Начала разворачиваться кампания против Б. Пастернака и его романа «Доктор Живаго». Отказ в публикации романа и явный интерес к нему зарубежных издательств, хождение романа в рукописи среди отечественных литераторов и студенческой молодежи, в частности на филологическом факультете МГУ, вызывали ярость партийных чиновников.

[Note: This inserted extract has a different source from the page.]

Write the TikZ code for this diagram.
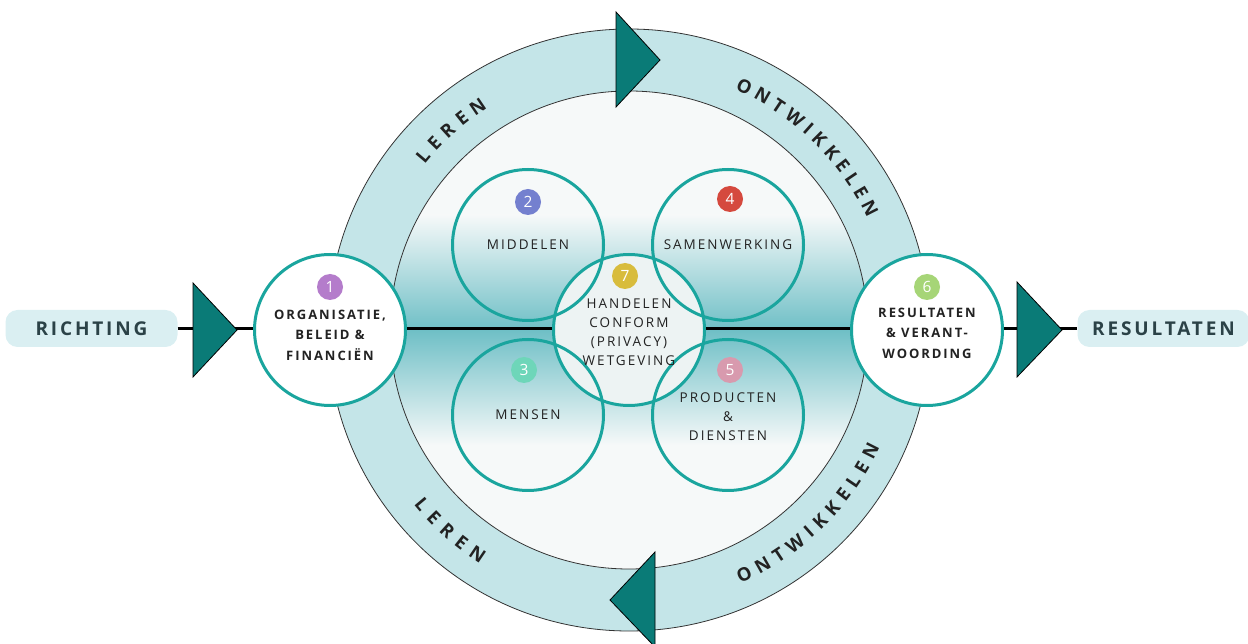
\documentclass[tikz,border=0pt]{standalone}
\usepackage{fontspec}
\setmainfont{Open Sans}
\newfontfamily\spacedfont{Open Sans}[LetterSpace=15]
\usetikzlibrary{decorations.text}
\definecolor{ringfill}{HTML}{C4E5E8}
\definecolor{discfill}{HTML}{F6F9F9}
\definecolor{bandteal}{HTML}{6FBFC6}
\definecolor{tealline}{HTML}{1AA59E}
\definecolor{arrowfill}{HTML}{0A7B77}
\definecolor{pillfill}{HTML}{DAEFF2}
\definecolor{pilltext}{HTML}{2B4247}
\definecolor{centrefill}{HTML}{EDF3F3}
\definecolor{labeltext}{HTML}{222222}
\definecolor{numA}{HTML}{B47CCB}
\definecolor{numB}{HTML}{7480CF}
\definecolor{numC}{HTML}{6ED6B9}
\definecolor{numD}{HTML}{D5493E}
\definecolor{numE}{HTML}{D89AAE}
\definecolor{numF}{HTML}{A6D577}
\definecolor{numG}{HTML}{D8BC3C}
\newcommand{\ringfont}{\bfseries\fontsize{18.5}{18.5}\selectfont\color{labeltext}}
\tikzset{
    CC1/.style ={circle, minimum size=151pt, inner sep=0pt, draw=tealline, line width=3pt},
    CC2/.style ={CC1, fill=white},
    CC3/.style ={CC1, fill=centrefill},
    BD/.style ={circle, minimum size=26pt, inner sep=0pt, text=white, font=\fontsize{15.5}{15.5}\selectfont},
    LB1/.style ={align=center, text=labeltext, inner sep=0pt, font=\spacedfont\fontsize{13.5}{19}\selectfont},
    LB2/.style ={align=center, text=labeltext, inner sep=0pt, font=\spacedfont\bfseries\fontsize{13}{20.5}\selectfont},
    RA1/.style ={rectangle, rounded corners=12pt, minimum width=172pt, minimum height=37pt, fill=pillfill, text=pilltext, font=\spacedfont\bfseries\fontsize{19}{19}\selectfont},
    TR/.style ={fill=arrowfill, draw=black, line width=0.8pt},
    RT/.style ={decorate, decoration={text along path, text align=fit to path, text={|\ringfont|#1}}}}

\begin{document}
\begin{tikzpicture}[x=1pt, y=1pt]
        \useasboundingbox (0,0) rectangle (1248,643);
        \coordinate (C) at (629,313);
        % ring and inner disc
        \fill[ringfill, even odd rule] (C) circle (301) (C) circle (239);
        \draw[line width=0.8pt, black!80] (C) circle (301);
        \fill[discfill] (C) circle (239);
        \begin{scope}
            \clip (C) circle (239);
            \shade[top color=discfill, middle color=bandteal!35!discfill, bottom color=bandteal] (380,313) rectangle (880,428);
            \shade[top color=bandteal, middle color=bandteal!35!discfill, bottom color=discfill] (380,198) rectangle (880,313);
        \end{scope}
        \draw[line width=0.8pt, black!80] (C) circle (239);
        % ring labels
        \path[RT=LEREN] (C) ++(141:263) arc[start angle=141, end angle=122.5, radius=263];
        \path[RT=ONTWIKKELEN] (C) ++(66.3:263) arc[start angle=66.3, end angle=25.1, radius=263];
        \path[RT=LEREN] (C) ++(219:277) arc[start angle=219, end angle=237.5, radius=277];
        \path[RT=ONTWIKKELEN] (C) ++(293.7:277) arc[start angle=293.7, end angle=334.9, radius=277];
        % ring arrows
        \filldraw[TR] (616,631) -- (660,583) -- (616,536) -- cycle;
        \filldraw[TR] (655,91) -- (610,43) -- (655,-4) -- cycle;
        % start and end
        \node[RA1] (richting) at (91.5,314.5) {RICHTING};
        \node[RA1] (resultaten) at (1163.5,314.5) {RESULTATEN};
        \draw[line width=3.5pt] (richting.east) -- (resultaten.west);
        % circles
        \node[CC3] (handelen) at (629,313) {};
        \node[CC1] (middelen) at (528,398) {};
        \node[CC1] (samenwerking) at (728,398) {};
        \node[CC1] (mensen) at (528,228) {};
        \node[CC1] (producten) at (728,228) {};
        \node[CC2] (organisatie) at (330,313) {};
        \node[CC2] (verantwoording) at (927,313) {};
        \filldraw[TR] (193,360) -- (237,313) -- (193,266) -- cycle;
        \filldraw[TR] (1017,361) -- (1062,313) -- (1017,266) -- cycle;
        % numbers and texts
        \node[BD, fill=numA] (n1) at ([yshift=43pt]organisatie.center) {1};
        \node[LB2] (t1) at ([yshift=-5pt]organisatie.center) {ORGANISATIE,\\BELEID \&\\FINANCIËN};
        \node[BD, fill=numB] (n2) at ([yshift=43pt]middelen.center) {2};
        \node[LB1] (t2) at (middelen.center) {MIDDELEN};
        \node[BD, fill=numC] (n3) at ([xshift=-4pt,yshift=45pt]mensen.center) {3};
        \node[LB1] (t3) at (mensen.center) {MENSEN};
        \node[BD, fill=numD] (n4) at ([xshift=2pt,yshift=46pt]samenwerking.center) {4};
        \node[LB1] (t4) at (samenwerking.center) {SAMENWERKING};
        \node[BD, fill=numE] (n5) at ([xshift=2pt,yshift=45pt]producten.center) {5};
        \node[LB1] (t5) at ([yshift=-2pt]producten.center) {PRODUCTEN\\\&\\DIENSTEN};
        \node[BD, fill=numF] (n6) at ([yshift=43pt]verantwoording.center) {6};
        \node[LB2] (t6) at ([yshift=-3pt]verantwoording.center) {RESULTATEN\\\& VERANT-\\WOORDING};
        \node[BD, fill=numG] (n7) at ([xshift=-4pt,yshift=54pt]handelen.center) {7};
        \node[LB1] (t7) at ([yshift=-2pt]handelen.center) {HANDELEN\\CONFORM\\(PRIVACY)\\WETGEVING};
\end{tikzpicture}
\end{document}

В этой обстановке выделилась группа писателей и деятелей искусства (Ф. Панферов, М. Исаковский, М. Царев, Е. Вучетич, А. Герасимов и другие), которые обратились в ЦК КПСС с письмом, в котором говорилось, что «в творческих организациях подняли головы остатки разгромленных в свое время партией группировок и течений, которые ведут открытую атаку на основы нашего мировоззрения, на социалистический реализм и на руководство литературой и искусством». Это письмо, инициированное по указке сверху, явилось основой ужесточения политики в отношении творческой интеллигенции. ЦК признал необходимым осуществить следующее: «1. Разъяснить секретарям Правления Союза писателей СССР, что они обязаны организовать и возглавить выступления на дискуссиях, собраниях и в печати в защиту политики партии в области литературы и искусства, мобилизовать творческие силы писателей на решение задач, поставленных XX съездом КПСС […] 3. Поручить редакции газеты “Правда”» выступить с редакционной статьей, в которой разъяснить в свете решений XX съезда КПСС вопросы, выдвигаемые писателями и деятелями искусства об отношении партии к постановлениям ЦК о литературе и искусстве, принятым в 1946–1948 гг.»{720}
.В этих решениях проявились серьезные опасения партии, что литература и искусство, с их социально-педагогическими функциями, и культура в целом, могут быть потеряны для партии как привычное средство манипуляции сознанием граждан. А это означало бы фактический развал созданного к концу 1930-х гг. совершенного идеологического механизма. Отсюда — реакция консервативной части творческой интеллигенции, процветавшей при сталинизме и ощутившей образовавшийся вакуум в идеологической сфере.
Партия начала выстраивать новую тактику и отреагировала на ситуацию в декабре 1956 г. закрытым письмом ко всем членам партии со знаменательным названием «Об усилении политической работы партийных организаций в массах и пресечение вылазок антисоветских, враждебных элементов». Стиль и язык письма вызвал в памяти ситуацию недалеких 1930–1940-х гг., времени поиска и разоблачения врагов народа. Заключительная часть письма не оставляла никаких сомнений в том, что «роман» интеллигенции с властью (а среди «группы риска» были обозначены творческая интеллигенция и студенчество) ждет скорый и плохой конец: «…В отношении вражеского охвостья у нас не может быть двух мнений по поводу того, как с ним бороться. Диктатура пролетариата к антисоветским элементам должна быть беспощадной»{721}
. Обострившийся конфликт, в котором каждая сторона, понимая необходимость компромисса, тем не менее отвоевывала свое пространство, вылился в дальнейшем в традиционную для советской идеологии схему взаимоотношений партии с интеллигенцией. Эта схема представляла собой исключающие друг друга временные периоды потепления отношений и даже диалог, который использовался властью для развертывания очередных политических кампаний, и устрашающие акции с привычными уже «козлами отпущения», которые служили наглядными примерами для всех остальных.